We realized at some point that we had not hiked as far as we'd thought the day before. We would have 10 miles to go today rather than 8. These last miles would be across open desert as the canyon was now quite wide. We had some purpose to our hiking this final day: there was an all-you-can-eat barbeque happening between Page and Kanab, as much as two hours from our car, and we were not about to miss it. We would try to make it to the car by 2 pm. As such, we got a very early start (6 am or so); the early morning sun illuminated the western cliffs as we set out, heading south towards our car at Lee's Ferry.


Toadstools in the hillside.


The canyon walls began to resemble more and more those of the Grand Canyon.


We saw more petroglyphs. Some asshole added his own commentary to this boulder. Don't deface archaelogical sites, kids. It's bad karma. Somewhere, Mr. Click is spending eternity being gruesomely disembowled by the angry ghosts of Anasazi artists.


Another toadstool stood nearby. I loved these things.

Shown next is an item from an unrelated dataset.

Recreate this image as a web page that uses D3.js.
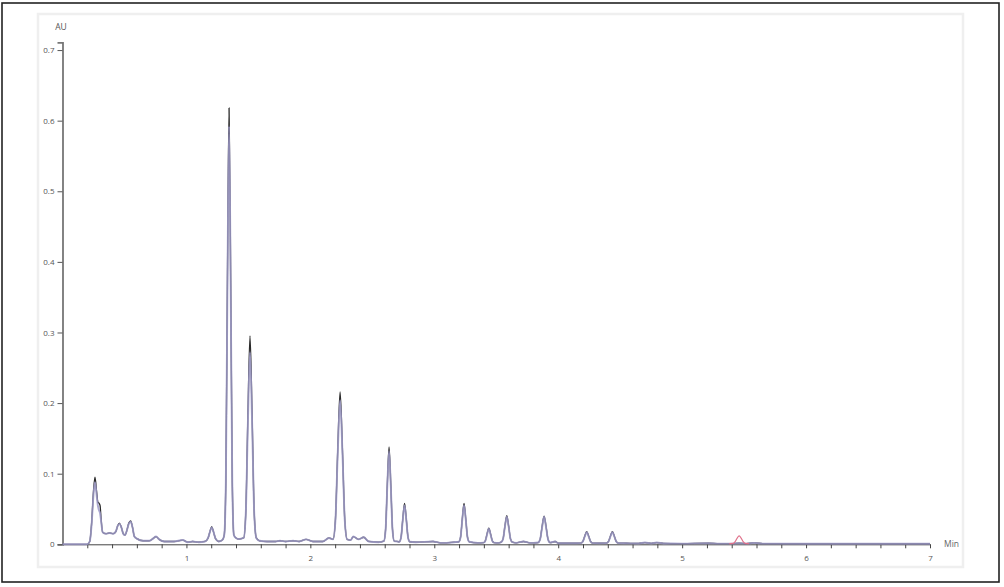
<!DOCTYPE html>
<html>
<head>
<meta charset="utf-8">
<script src="https://cdn.jsdelivr.net/npm/d3@7"></script>
<style>
  html, body { margin: 0; padding: 0; background: #fff; }
  svg { display: block; }
  text { font-family: "Open Sans", "DejaVu Sans", sans-serif; }
</style>
</head>
<body>
<svg id="chart" width="1004" height="587"></svg>
<script>
// ---------------- DATA ----------------
const yTicks = [0, 0.1, 0.2, 0.3, 0.4, 0.5, 0.6, 0.7];
const xTickLabels = [1, 2, 3, 4, 5, 6, 7];
const xMinorStep = 0.2;
const yAxisLabel = "AU";
const xAxisLabel = "Min";

// retention time (min)
const times = [
  0, 0.20, 0.22, 0.235, 0.25, 0.262, 0.275, 0.285, 0.295, 0.303, 0.312, 0.324,
  0.35, 0.38, 0.41, 0.43, 0.445, 0.459, 0.475, 0.49, 0.504, 0.52, 0.535, 0.55, 0.565, 0.58,
  0.60, 0.65, 0.70, 0.73, 0.755, 0.78, 0.82, 0.90, 0.97, 1.01, 1.05, 1.10, 1.15,
  1.175, 1.19, 1.204, 1.218, 1.235, 1.26, 1.29,
  1.305, 1.318, 1.331, 1.344, 1.357, 1.37, 1.383, 1.40, 1.425,
  1.462, 1.479, 1.496, 1.513, 1.53, 1.547, 1.564,
  1.59, 1.65, 1.72, 1.755, 1.80, 1.86, 1.91, 1.965, 2.02, 2.10, 2.15,
  2.183, 2.202, 2.221, 2.24, 2.259, 2.278, 2.297,
  2.325, 2.347, 2.39, 2.43, 2.47, 2.55,
  2.593, 2.607, 2.621, 2.635, 2.649, 2.663, 2.677,
  2.70,
  2.718, 2.732, 2.746, 2.76, 2.774, 2.788, 2.802,
  2.85, 2.99, 3.05, 3.10, 3.16,
  3.198, 3.212, 3.226, 3.24, 3.254, 3.268, 3.282,
  3.35,
  3.398, 3.412, 3.426, 3.44, 3.454, 3.468, 3.482,
  3.52,
  3.54, 3.555, 3.57, 3.585, 3.60, 3.615, 3.63,
  3.66, 3.72, 3.77, 3.80,
  3.838, 3.854, 3.87, 3.886, 3.902, 3.918, 3.934,
  3.975, 4.0, 4.05, 4.15,
  4.182, 4.198, 4.214, 4.23, 4.246, 4.262, 4.278,
  4.33,
  4.389, 4.405, 4.421, 4.437, 4.453, 4.469, 4.485,
  4.55, 4.65, 4.70, 4.75, 4.795, 4.85, 5.0, 5.21, 5.30, 5.40, 5.46, 5.52, 5.58, 5.65,
  6.0, 6.5, 6.95, 7.0
];

// run 1 (dark trace), AU
const run1 = [
  0, 0, 0.004, 0.03, 0.075, 0.095, 0.075, 0.06, 0.058, 0.055, 0.035, 0.017,
  0.015, 0.016, 0.015, 0.018, 0.026, 0.030, 0.024, 0.015, 0.013, 0.02, 0.03, 0.033, 0.024, 0.011,
  0.008, 0.005, 0.005, 0.008, 0.011, 0.007, 0.004, 0.004, 0.006, 0.003, 0.004, 0.003, 0.004,
  0.009, 0.018, 0.025, 0.018, 0.008, 0.004, 0.006,
  0.013, 0.089, 0.377, 0.618, 0.377, 0.089, 0.013, 0.009, 0.0075,
  0.009, 0.045, 0.182, 0.295, 0.182, 0.045, 0.009,
  0.005, 0.004, 0.004, 0.005, 0.004, 0.005, 0.004, 0.007, 0.004, 0.004, 0.009,
  0.007, 0.034, 0.134, 0.216, 0.134, 0.034, 0.007,
  0.006, 0.011, 0.007, 0.01, 0.004, 0.003,
  0.0045, 0.021, 0.085, 0.138, 0.085, 0.021, 0.0045,
  0.004,
  0.0036, 0.010, 0.036, 0.058, 0.036, 0.010, 0.0036,
  0.003, 0.004, 0.002, 0.002, 0.003,
  0.0036, 0.010, 0.036, 0.058, 0.036, 0.010, 0.0036,
  0.002,
  0.0023, 0.005, 0.0147, 0.023, 0.0147, 0.005, 0.0023,
  0.002,
  0.003, 0.0076, 0.0256, 0.0405, 0.0256, 0.0076, 0.003,
  0.002, 0.004, 0.002, 0.002,
  0.0025, 0.007, 0.025, 0.040, 0.025, 0.007, 0.0025,
  0.004, 0.0015, 0.0015, 0.0015,
  0.0017, 0.0037, 0.0115, 0.018, 0.0115, 0.0037, 0.0017,
  0.0015,
  0.0017, 0.0037, 0.0115, 0.018, 0.0115, 0.0037, 0.0017,
  0.0015, 0.0012, 0.0025, 0.0012, 0.0025, 0.0012, 0.001, 0.0015, 0.001, 0.001, 0.0015, 0.001, 0.002, 0.001,
  0.0008, 0.0008, 0.0008, 0.0008
];

// run 2 (lavender trace), AU
const run2 = [
  0, 0, 0.004, 0.028, 0.07, 0.088, 0.07, 0.055, 0.048, 0.044, 0.032, 0.017,
  0.015, 0.016, 0.015, 0.018, 0.026, 0.029, 0.024, 0.015, 0.013, 0.02, 0.029, 0.032, 0.024, 0.011,
  0.008, 0.005, 0.005, 0.008, 0.011, 0.007, 0.004, 0.004, 0.006, 0.003, 0.004, 0.003, 0.004,
  0.009, 0.018, 0.024, 0.018, 0.008, 0.004, 0.006,
  0.013, 0.087, 0.368, 0.592, 0.368, 0.087, 0.013, 0.009, 0.0075,
  0.009, 0.044, 0.172, 0.272, 0.172, 0.044, 0.009,
  0.005, 0.004, 0.004, 0.005, 0.004, 0.005, 0.004, 0.007, 0.004, 0.004, 0.009,
  0.007, 0.033, 0.129, 0.204, 0.129, 0.033, 0.007,
  0.006, 0.011, 0.007, 0.01, 0.004, 0.003,
  0.0045, 0.02, 0.083, 0.132, 0.083, 0.02, 0.0045,
  0.004,
  0.0036, 0.010, 0.035, 0.055, 0.035, 0.010, 0.0036,
  0.003, 0.004, 0.002, 0.002, 0.003,
  0.0036, 0.010, 0.035, 0.055, 0.035, 0.010, 0.0036,
  0.002,
  0.0023, 0.005, 0.014, 0.022, 0.014, 0.005, 0.0023,
  0.002,
  0.003, 0.0076, 0.025, 0.039, 0.025, 0.0076, 0.003,
  0.002, 0.004, 0.002, 0.002,
  0.0025, 0.007, 0.024, 0.039, 0.024, 0.007, 0.0025,
  0.004, 0.0015, 0.0015, 0.0015,
  0.0017, 0.0037, 0.011, 0.017, 0.011, 0.0037, 0.0017,
  0.0015,
  0.0017, 0.0037, 0.011, 0.017, 0.011, 0.0037, 0.0017,
  0.0015, 0.0012, 0.0025, 0.0012, 0.0025, 0.0012, 0.001, 0.0015, 0.001, 0.001, 0.0015, 0.001, 0.002, 0.001,
  0.0008, 0.0008, 0.0008, 0.0008
];

// run 3 (pink trace) – only visible around 5.46 min
const run3Times = [5.38, 5.41, 5.426, 5.443, 5.46, 5.477, 5.494, 5.51, 5.54];
const run3 = [0.001, 0.0013, 0.0035, 0.0085, 0.012, 0.0085, 0.0035, 0.0013, 0.001];

// ---------------- DRAWING ----------------
const svg = d3.select("#chart");

// outer frame and inner panel
svg.append("rect").attr("x", 2).attr("y", 3).attr("width", 997).attr("height", 579)
  .attr("fill", "none").attr("stroke", "#222").attr("stroke-width", 1.6);
svg.append("rect").attr("x", 38).attr("y", 14).attr("width", 925).attr("height", 553)
  .attr("fill", "none").attr("stroke", "#efefef").attr("stroke-width", 2.5);

const x = d3.scaleLinear().domain([0, 7]).range([62.5, 930]);
const y = d3.scaleLinear().domain([0, 0.711]).range([544.3, 42.3]);

// y axis
const yAxis = d3.axisLeft(y).tickValues(yTicks).tickSize(5).tickPadding(3)
  .tickFormat(d => d === 0 ? "0" : d3.format(".1f")(d));
const gy = svg.append("g").attr("transform", `translate(${x(0)},0)`).call(yAxis);
gy.select(".domain").attr("stroke", "#777").attr("stroke-width", 1.8);
gy.selectAll(".tick line").attr("stroke", "#555").attr("stroke-width", 1);
gy.selectAll(".tick text").attr("fill", "#555").style("font-size", "8px");

// x axis (minor ticks every 0.2 min)
const xTickVals = d3.range(1, 36).map(i => +(i * xMinorStep).toFixed(1));
const xAxis = d3.axisBottom(x).tickValues(xTickVals).tickSize(4).tickPadding(7)
  .tickSizeOuter(0)
  .tickFormat(d => xTickLabels.includes(d) ? String(d) : "");
const gx = svg.append("g").attr("transform", `translate(0,${y(0)})`).call(xAxis);
gx.select(".domain").attr("stroke", "#444").attr("stroke-width", 1);
gx.selectAll(".tick line").attr("stroke", "#444").attr("stroke-width", 1);
gx.selectAll(".tick text").attr("fill", "#555").style("font-size", "8px");

// axis titles
svg.append("text").attr("x", 61).attr("y", 30).attr("text-anchor", "middle")
  .attr("fill", "#555").style("font-size", "8.5px").text(yAxisLabel);
svg.append("text").attr("x", 944).attr("y", 547).attr("text-anchor", "start")
  .attr("fill", "#666").style("font-size", "8.5px").text(xAxisLabel);

// traces
const line = d3.line().x(d => x(d[0])).y(d => y(d[1])).curve(d3.curveMonotoneX);
const s1 = d3.zip(times, run1);
const s2 = d3.zip(times, run2);
const s3 = d3.zip(run3Times, run3);

svg.append("path").datum(s1).attr("d", line).attr("fill", "none")
  .attr("stroke", "#2a2a2a").attr("stroke-width", 1.3).attr("stroke-linejoin", "round");
svg.append("path").datum(s2).attr("d", line).attr("fill", "none")
  .attr("stroke", "#9e9ac8").attr("stroke-width", 1.9).attr("stroke-opacity", 0.85)
  .attr("stroke-linejoin", "round");
svg.append("path").datum(s3).attr("d", line).attr("fill", "none")
  .attr("stroke", "#e0708a").attr("stroke-width", 1.2);
</script>
</body>
</html>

We had thought, at breakfast, that we would be able to avoid river crossings today. We were wrong. Wet socks and 25 pounds on my back were more than my abused feet could take, and by lunch, my blisters had returned with a vengeance. I would discover back in the car that each of my little toes sported its own blister the size of each of my little toes. My right foot also had blisters on its ball and heel. I hobbled through the last 6 miles of desert like an old man looking for the shuffleboard court. The pain was searing, but the scenery was lovely. I reached a place of zen. Each step was its own new torture, yet I had never been in a place like this and would not again any time soon. I leaned hard on my trekking poles and just kept moving.





© 2007 Jon Leland


The sky was brilliant and the clouds light and luminescent. I wanted to take so many more photos, but I had maxed out my memory card. And so there are no pictures of the three of us at the car, triumphant and dreaming of barbeque. No pictures of my blisters, which repulsed Kate and Jon. No pictures of the nice Native American people selling turquoise jewelry from the roadside. No pictures of the Best Western in Kanab, where we showered and changed before dinner, and none of the roadside BBQ and horseback riding joint where we gorged ourselves with chicken, beef ribs, brisket, cinnamon buns, beans, salad, and deserts. No pictures of the 18 naked Swedish girls we helped with their flat tire. No pictures of the bobcat I trained leaping through the ring of fire created as I spun a flaming truck tire from my Prince Albert. No pictures of the 53-member monkey choir singing Mel Torme songs from the top of an unscalable mesa. No pictures even of the crazy stuff we saw on our two dayhikes we took before beginning the canyon trip, because I inadvertently deleted them all during our first night in camp. Not that there would have been room for them anyway. The rest of the vacation passed without photographic evidence, making it possible that it did not happen at all.